§ Lines of data
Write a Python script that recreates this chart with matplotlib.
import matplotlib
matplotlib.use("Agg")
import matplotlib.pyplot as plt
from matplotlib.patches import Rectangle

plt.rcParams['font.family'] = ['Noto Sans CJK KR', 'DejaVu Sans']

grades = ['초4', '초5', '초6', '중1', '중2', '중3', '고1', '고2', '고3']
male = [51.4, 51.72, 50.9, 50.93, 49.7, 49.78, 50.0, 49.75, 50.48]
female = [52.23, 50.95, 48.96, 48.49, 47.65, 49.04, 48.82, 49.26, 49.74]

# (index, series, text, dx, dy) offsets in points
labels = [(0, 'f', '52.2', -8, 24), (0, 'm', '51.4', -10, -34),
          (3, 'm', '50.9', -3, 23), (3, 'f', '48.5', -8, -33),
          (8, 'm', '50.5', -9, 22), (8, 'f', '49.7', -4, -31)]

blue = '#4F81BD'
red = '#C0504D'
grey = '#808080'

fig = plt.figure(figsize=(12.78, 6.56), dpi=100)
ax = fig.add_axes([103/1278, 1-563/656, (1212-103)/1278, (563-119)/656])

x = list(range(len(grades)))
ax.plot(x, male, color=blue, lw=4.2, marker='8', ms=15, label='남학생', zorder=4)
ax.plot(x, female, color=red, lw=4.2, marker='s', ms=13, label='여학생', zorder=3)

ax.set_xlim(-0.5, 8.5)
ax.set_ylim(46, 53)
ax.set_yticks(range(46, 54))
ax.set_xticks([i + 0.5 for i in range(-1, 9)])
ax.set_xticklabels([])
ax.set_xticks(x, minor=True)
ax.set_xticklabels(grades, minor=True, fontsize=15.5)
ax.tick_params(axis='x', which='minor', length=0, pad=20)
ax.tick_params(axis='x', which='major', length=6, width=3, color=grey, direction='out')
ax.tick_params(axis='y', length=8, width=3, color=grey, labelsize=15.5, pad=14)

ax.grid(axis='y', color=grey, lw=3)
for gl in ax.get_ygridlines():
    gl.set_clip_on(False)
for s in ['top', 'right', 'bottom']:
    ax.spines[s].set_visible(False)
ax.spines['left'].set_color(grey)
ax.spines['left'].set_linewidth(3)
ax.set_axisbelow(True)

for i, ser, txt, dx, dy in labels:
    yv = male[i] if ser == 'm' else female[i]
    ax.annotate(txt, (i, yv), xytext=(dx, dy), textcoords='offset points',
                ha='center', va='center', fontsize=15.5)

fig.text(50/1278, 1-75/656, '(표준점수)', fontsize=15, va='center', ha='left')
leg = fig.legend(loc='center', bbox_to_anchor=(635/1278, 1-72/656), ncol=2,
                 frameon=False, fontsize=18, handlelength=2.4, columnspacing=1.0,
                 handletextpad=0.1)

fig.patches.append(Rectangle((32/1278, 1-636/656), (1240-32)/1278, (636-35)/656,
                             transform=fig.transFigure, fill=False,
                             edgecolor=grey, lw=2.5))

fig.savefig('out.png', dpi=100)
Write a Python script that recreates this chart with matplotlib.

§ Goal
Reproduce the records above exactly, from the first line through the line containing "48.82, 49.26, 49.74]", and output nothing else.

§ Correct answer
Write a Python script that recreates this chart with matplotlib.
import matplotlib
matplotlib.use("Agg")
import matplotlib.pyplot as plt
from matplotlib.patches import Rectangle

plt.rcParams['font.family'] = ['Noto Sans CJK KR', 'DejaVu Sans']

grades = ['초4', '초5', '초6', '중1', '중2', '중3', '고1', '고2', '고3']
male = [51.4, 51.72, 50.9, 50.93, 49.7, 49.78, 50.0, 49.75, 50.48]
female = [52.23, 50.95, 48.96, 48.49, 47.65, 49.04, 48.82, 49.26, 49.74]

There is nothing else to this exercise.